The group won a silver medal in the all-around at the Sofia World Cup. They also won the silver medal in the 5 ribbons final and bronze in the 3 balls and 2 hoops final. In July, they won bronze in 5 ribbons and silver medals in both the all-around and 3 balls and 2 hoops final at Milan World Cup. The next week, they competed at Cluj-Napoca World Challenge Cup, where they took 4th place in the all-around and 7th place in the 5 ribbons final.

In late August, she was selected to represent Japan at the 2025 World Championships in Rio de Janeiro, Brazil alongside Natsumi Hanamura, Hatsune Miyoshi, Megumi Nishimoto, Rinako Inaki and Hisano Taguchi.

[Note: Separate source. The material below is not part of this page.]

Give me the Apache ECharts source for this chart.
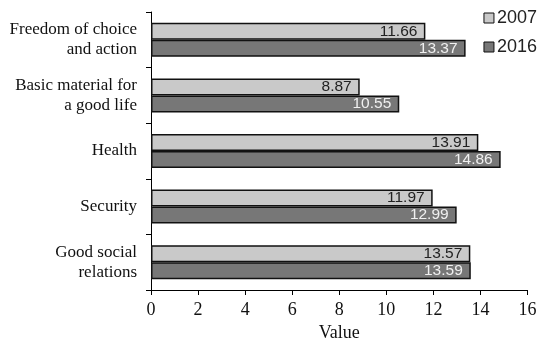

They won the gold medal in the group all-around, 0.3 points in front of the Brazilian group, which was Japan's first all-around gold at the World Championships and making them the first World all-around champions from Asia. They also won the silver medal in the 5 ribbons final and took 5th place in the 3 balls and 2 hoops final.

In October, Suzuki, along with her teammate Rinako Inaki, announced her retirement. She said she had not yet thought of her future plans and wanted to rest for the time being.

==Personal life==
Suzuki is studying at Nippon Sport Science University in Setagaya, Japan.